“At Home” salons are designed to allow DN members to get to know the personal and business sides of fellow DN members, thereby deepening ties of trust, and leading to better business.
When: September 7, 7pm
Where: Suite 3A Alphatown Kagurazaka, 2-9 Kagurazaka, Shinjuku, Tokyo162-0825 Japan
Tel: +81 3-5579-802
Cost: 2,000 yen. Please bring the correct change – a receipt will be provided. Please note there will be wine but no food.
We will look at how to use Toyota “lean” know-how to improve any company – and examine why this know-how has not spread further within Japan’s service sector.
Brad Schmidt is one of those bi-cultural executives the Delphi Network is proud to have within its ranks.
Following the interesting evening a few months ago with DN member Dom Carter of The Carter Group, the DN is organizing a second “At Home” salon at Brad’s Kagurazaka office.
Over a few glasses of his favourite Serbian (it’s a long story) wine, we will hear him talk about why he came to Japan originally (his parents were missionaries – hence his fluent Japanese, gained at local schools), what he is doing here, and how he has experienced setting up a successful consulting business in Japan.
We were especially pleased Brad joined the DN because we were intrigued by the application of world-famous “lean” manufacturing techniques to services organization.

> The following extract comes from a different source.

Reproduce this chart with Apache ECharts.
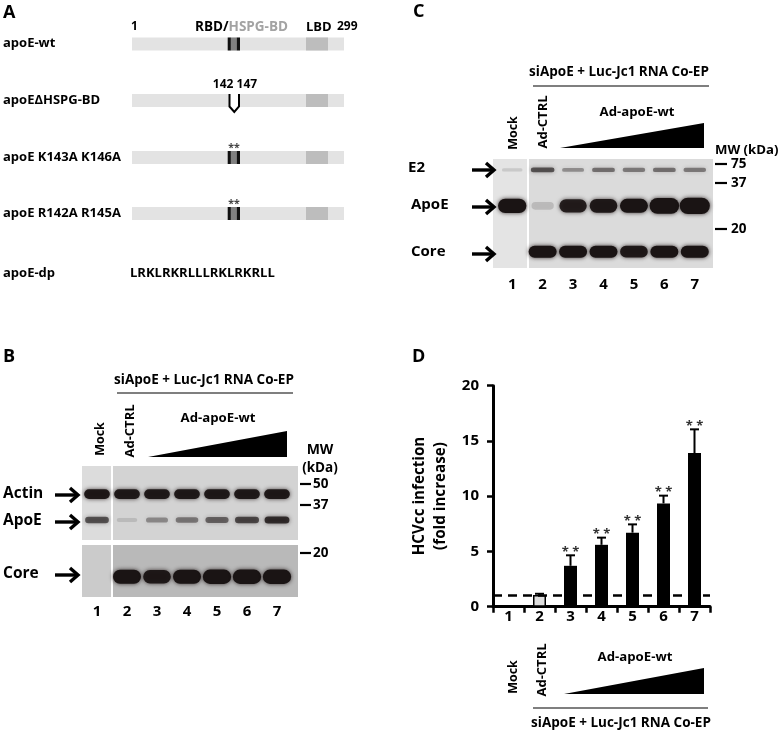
<!DOCTYPE html>
<html><head><meta charset="utf-8">
<script src="https://cdn.jsdelivr.net/npm/echarts@6/dist/echarts.min.js"></script>
<style>html,body{margin:0;padding:0;background:#fff}#c{width:781px;height:732px}</style>
</head><body><div id="c"></div>
<script>
// ---------------- Data ----------------
const lanes = ['1', '2', '3', '4', '5', '6', '7'];
const foldIncrease = [0, 1.05, 3.7, 5.6, 6.7, 9.35, 13.9];
const foldSD = [0, 0.12, 0.95, 0.65, 0.75, 0.7, 2.15];
const significance = ['', '', '**', '**', '**', '**', '**'];
const baselineFold = 1;
const yMin = 0, yMax = 20, yStep = 5;

// relative band intensities per lane (1..7)
const blotB_actin = [0.95, 0.95, 0.95, 0.95, 0.95, 0.95, 0.95];
const blotB_apoE  = [0.6, 0.05, 0.3, 0.4, 0.5, 0.65, 0.8];
const blotB_core  = [0, 1.0, 0.95, 1.0, 1.05, 1.05, 1.05];
const blotC_E2    = [0.05, 0.6, 0.3, 0.45, 0.4, 0.45, 0.4];
const blotC_apoE  = [1.05, 0.08, 0.9, 0.95, 1.0, 1.25, 1.35];
const blotC_core  = [0, 1.0, 1.0, 1.0, 0.95, 1.0, 1.0];

const markersB = ['50', '37', '20'];
const markersC = ['75', '37', '20'];
const constructs = ['apoE-wt', 'apoE\u0394HSPG-BD', 'apoE K143A K146A', 'apoE R142A R145A', 'apoE-dp'];
const peptide = 'LRKLRKRLLLRKLRKRLL';
const coEP = 'siApoE + Luc-Jc1 RNA Co-EP';

// ---------------- Helpers ----------------
const FF = '"Open Sans", Lato, "DejaVu Sans", sans-serif';
const g = [];
function txt(x, y, t, size, opt) {
  opt = opt || {};
  g.push({
    type: 'text', x: x, y: y, rotation: opt.rot || 0, z: 20,
    style: { text: t, x: 0, y: 0, fill: opt.color || '#000',
      fontFamily: FF, fontWeight: 'bold', fontSize: size,
      align: opt.align || 'left', verticalAlign: 'middle', rich: opt.rich }
  });
}
function rect(x, y, w, h, fill, z) {
  g.push({ type: 'rect', z: z === undefined ? 0 : z, shape: { x: x, y: y, width: w, height: h }, style: { fill: fill } });
}
function line(x1, y1, x2, y2, w, z) {
  g.push({ type: 'line', z: z || 20, shape: { x1: x1, y1: y1, x2: x2, y2: y2 }, style: { stroke: '#000', lineWidth: w } });
}
function arrow(x1, x2, y) {
  g.push({ type: 'line', z: 20, shape: { x1: x1, y1: y, x2: x2 - 2, y2: y }, style: { stroke: '#000', lineWidth: 3.4 } });
  g.push({ type: 'polyline', z: 20, shape: { points: [[x2 - 8, y - 7], [x2, y], [x2 - 8, y + 7]] }, style: { stroke: '#000', lineWidth: 3.4, fill: null } });
}
function wedge(x1, x2, yTop, yBot) {
  g.push({ type: 'polygon', z: 20, shape: { points: [[x1, yBot], [x2, yTop], [x2, yBot]] }, style: { fill: '#000' } });
}
function rot(x, y, t, size) { txt(x, y, t, size, { rot: Math.PI / 2, align: 'center' }); }

// ---------------- Panel A ----------------
txt(3, 13, 'A', 18);
txt(131, 27, '1', 12);
txt(195, 27, '{a|RBD/}{b|HSPG-BD}', 13.5, { rich: {
  a: { fontFamily: FF, fontWeight: 'bold', fontSize: 13.5, fill: '#000' },
  b: { fontFamily: FF, fontWeight: 'bold', fontSize: 13.5, fill: '#a3a3a3' } } });
txt(306, 27, 'LBD', 13);
txt(337, 27, '299', 12);
const aRowY = [44, 100.5, 157.5, 213.5];
const aLabelY = [43.5, 100, 157, 213, 273];
constructs.forEach(function (c, i) { txt(3, aLabelY[i], c, 13); });
aRowY.forEach(function (y, i) {
  rect(132, y - 6.5, 212, 13, '#e3e3e3', 1);
  rect(306, y - 6.5, 22, 13, '#bdbdbd', 2);
  if (i === 1) {
    rect(229, y - 6.5, 10, 13, '#ffffff', 3);
    g.push({ type: 'polyline', z: 4, shape: { points: [[229.5, y - 6.5], [229.5, y + 6], [234.3, y + 11.5], [239, y + 6], [239, y - 6.5]] },
      style: { stroke: '#000', lineWidth: 2, fill: null } });
  } else {
    rect(227.7, y - 6.5, 3.2, 13, '#111', 3);
    rect(230.9, y - 6.5, 5.8, 13, '#808080', 3);
    rect(236.7, y - 6.5, 3.3, 13, '#111', 3);
  }
});
txt(235, 85, '142 147', 12, { align: 'center' });
txt(234, 148, '**', 10.5, { align: 'center', color: '#444' });
txt(234, 204, '**', 10.5, { align: 'center', color: '#444' });
txt(130, 273, peptide, 13);

// ---------------- Panel B ----------------
txt(3, 357, 'B', 18);
txt(204, 380, coEP, 13.5, { align: 'center' });
line(117, 393, 293, 393, 1.2);
rot(100, 439, 'Mock', 12.5);
rot(130, 431, 'Ad-CTRL', 13);
txt(218, 418, 'Ad-apoE-wt', 13.2, { align: 'center' });
wedge(148, 287, 431, 457);
txt(320, 450, 'MW', 14, { align: 'center' });
txt(320, 468, '(kDa)', 13.5, { align: 'center' });
rect(82, 466, 216, 74, '#d3d3d3', 0);
rect(82, 466, 29, 74, '#dcdcdc', 0);
rect(111, 466, 2, 74, '#ffffff', 0);
rect(82, 545, 216, 52, '#b9b9b9', 0);
rect(82, 545, 29, 52, '#cbcbcb', 0);
rect(111, 545, 2, 52, '#ffffff', 0);
[484, 505, 553].forEach(function (y, i) { line(300, y, 311, y, 2.2); txt(313, y, markersB[i], 13.5); });
txt(3, 494, 'Actin', 15.5); arrow(55, 78, 495);
txt(3, 521, 'ApoE', 15.5); arrow(55, 78, 522);
txt(3, 574, 'Core', 15.5); arrow(55, 78, 575);

// ---------------- Panel C ----------------
txt(413, 12, 'C', 18);
txt(619, 72, coEP, 13.5, { align: 'center' });
line(533, 86, 709, 86, 1.2);
rot(513, 133, 'Mock', 12.5);
rot(543, 122, 'Ad-CTRL', 13);
txt(637, 112, 'Ad-apoE-wt', 13.2, { align: 'center' });
wedge(560, 704, 123, 148);
txt(715, 150, 'MW (kDa)', 13.2);
rect(493, 159, 220, 109, '#dbdbdb', 0);
rect(493, 159, 34, 109, '#e4e4e4', 0);
rect(527, 159, 2, 109, '#ffffff', 0);
[164, 183, 229].forEach(function (y, i) { line(715, y, 727, y, 2.2); txt(731, y, markersC[i], 13.5); });
txt(408, 168, 'E2', 15); arrow(472, 494, 170);
txt(411, 205, 'ApoE', 15); arrow(472, 494, 207);
txt(411, 252, 'Core', 15); arrow(472, 494, 254);

// ---------------- Panel D annotations ----------------
txt(412, 357, 'D', 18);
rot(420, 496, 'HCVcc infection', 15.2);
rot(441, 496, '(fold increase)', 15.2);
rot(513, 677, 'Mock', 12.5);
rot(542, 670, 'Ad-CTRL', 13);
txt(635, 657, 'Ad-apoE-wt', 13.2, { align: 'center' });
wedge(564, 704, 668, 694);
line(533, 708, 708, 708, 1.2);
txt(621, 723, coEP, 13.5, { align: 'center' });

// ---------------- Series builders ----------------
function bandSeries(ax, vals, pos, bw, bh) {
  return {
    type: 'custom', xAxisIndex: ax, yAxisIndex: ax, silent: true, z: 5,
    data: vals.map(function (v, i) { return [i, pos, v]; }),
    renderItem: function (p, api) {
      const I = api.value(2);
      if (!(I > 0)) return;
      const c = api.coord([api.value(0), api.value(1)]);
      const w = bw * Math.min(0.78 + 0.22 * I, 1.3);
      const h = bh * (0.5 + 0.5 * I);
      const a = Math.min(1, 0.08 + 0.92 * I);
      return { type: 'rect', shape: { x: c[0] - w / 2, y: c[1] - h / 2, width: w, height: h, r: h / 2 },
        style: { fill: 'rgba(26,20,20,' + a + ')', shadowBlur: 4, shadowColor: 'rgba(20,10,10,' + (a * 0.8) + ')' } };
    }
  };
}
const hiddenY = function (i) { return { gridIndex: i, type: 'value', min: 0, max: 100, inverse: true, show: false }; };
const laneX = function (i, show, margin) {
  return { gridIndex: i, type: 'category', data: lanes, show: show,
    axisLine: { show: false }, axisTick: { show: false },
    axisLabel: { show: show, margin: margin, color: '#000', fontWeight: 'bold', fontSize: 15, fontFamily: FF } };
};

const option = {
  animation: false,
  backgroundColor: '#fff',
  grid: [
    { left: 493, top: 385.7, width: 217, height: 221 },
    { left: 497, top: 159, width: 213, height: 109 },
    { left: 82, top: 466, width: 210, height: 74 },
    { left: 82, top: 545, width: 210, height: 52 }
  ],
  xAxis: [
    { gridIndex: 0, type: 'category', data: lanes,
      axisLine: { lineStyle: { color: '#000', width: 3 } },
      axisTick: { show: true, length: 6, lineStyle: { width: 2.5, color: '#000' } },
      axisLabel: { margin: 3, color: '#000', fontWeight: 'bold', fontSize: 15, fontFamily: FF } },
    laneX(1, true, 9),
    laneX(2, false, 0),
    laneX(3, true, 7)
  ],
  yAxis: [
    { gridIndex: 0, type: 'value', min: yMin, max: yMax, interval: yStep,
      axisLine: { show: true, lineStyle: { color: '#000', width: 3 } },
      axisTick: { show: true, length: 6, lineStyle: { width: 2.5, color: '#000' } },
      splitLine: { show: false },
      axisLabel: { margin: 14, color: '#000', fontWeight: 'bold', fontSize: 15, fontFamily: FF } },
    hiddenY(1), hiddenY(2), hiddenY(3)
  ],
  series: [
    { type: 'line', xAxisIndex: 0, yAxisIndex: 0, data: [], z: 1, silent: true,
      markLine: { silent: true, symbol: 'none', label: { show: false },
        lineStyle: { color: '#000', width: 2.5, type: [9, 6] },
        data: [{ yAxis: baselineFold }] } },
    { type: 'bar', xAxisIndex: 0, yAxisIndex: 0, barWidth: 13, z: 3, silent: true,
      itemStyle: { color: '#000' },
      data: foldIncrease.map(function (v, i) {
        return i === 1 ? { value: v, itemStyle: { color: '#dedede', borderColor: '#000', borderWidth: 1.5 } } : v;
      }) },
    { type: 'custom', xAxisIndex: 0, yAxisIndex: 0, z: 4, silent: true,
      data: foldIncrease.map(function (v, i) { return [i, v, v + foldSD[i]]; }),
      renderItem: function (p, api) {
        const i = api.value(0), v = api.value(1), t = api.value(2);
        const children = [];
        const b = api.coord([i, v]), top = api.coord([i, t]);
        if (t > v) {
          children.push({ type: 'line', shape: { x1: b[0], y1: b[1], x2: top[0], y2: top[1] }, style: { stroke: '#000', lineWidth: 2 } });
          children.push({ type: 'line', shape: { x1: top[0] - 4.5, y1: top[1], x2: top[0] + 4.5, y2: top[1] }, style: { stroke: '#000', lineWidth: 2 } });
        }
        const s = significance[p.dataIndex];
        if (s) {
          children.push({ type: 'text', style: { text: s.split('').join(' '), x: top[0], y: top[1] - 3, align: 'center', verticalAlign: 'middle',
            fontFamily: FF, fontWeight: 'bold', fontSize: 13, fill: '#333' } });
        }
        return { type: 'group', children: children };
      } },
    bandSeries(1, blotC_E2, 10, 26, 6),
    bandSeries(1, blotC_apoE, 43, 28, 14),
    bandSeries(1, blotC_core, 85, 28, 12),
    bandSeries(2, blotB_actin, 38, 26, 10),
    bandSeries(2, blotB_apoE, 73, 26, 8),
    bandSeries(3, blotB_core, 61, 28, 14)
  ],
  graphic: { elements: g }
};

const chart = echarts.init(document.getElementById('c'), null, { renderer: 'canvas' });
chart.setOption(option);
</script>
</body></html>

Indeed, Brad has been working with an international insurance company for several months applying what were originally manufacturing techniques.
“Lean” is the English term for the manufacturing techniques which emerged at Toyota over seven decades.
The basics are well covered by now: in contrast to the mass-production of a narrow range pioneered by Henry Ford, Toyota learnt how to produce scores of small-batch products – combining variety and scale for the first time.
Toyota also reversed the cliche of the one-task, “zombie” production worker, into an employee actively looking for defects and empowered to fix them on the spot. Augmenting “quality” is the aim. Some might argue it is eliminating “waste” but waste is merely a symptom of quality issues: where there is waste, the system has broken down.
“Augmenting” is also a key term. By enforcing transparency and standardization, benchmarking is easier, and improvements occur faster. Quality must keep going up, and the company keeps moving forward.
One can highlight two other features. The first is listening to your customers’ requirements, rather than your upstream suppliers. (Famously, it was a US supermarket’s just-in-time system that impressed visiting Toyota executives, not the smoke-belching factories of Detroit :).
The second is making sure the company works as an integrated unit. An old-style factory would feature independent production lines generating vast amounts of stuff, which would lie around the factory floor until the team doing the next stage of production was ready to receive it. At Toyota, everyone knows what needs to be done, when and in what amounts to satisfy the customer. Everything is harmonized. Perhaps the real achievement is “silo-crushing”.
In theory there is no problem with adapting these well thought-out principles to the services sector. In fact, they have not spread to the Japanese financial industry, or indeed the consulting and educational sectors.
At this event, Brad will discuss the challenges why adaptation is so difficult, but also, why it is so rewarding. Remember, Toyota took over 80 years to get it right.
Any CEO seduced by too many venture capitalists, new economy companies and digital gurus will learn how a “boring” car company understood these concepts long before Silicon Valley was born.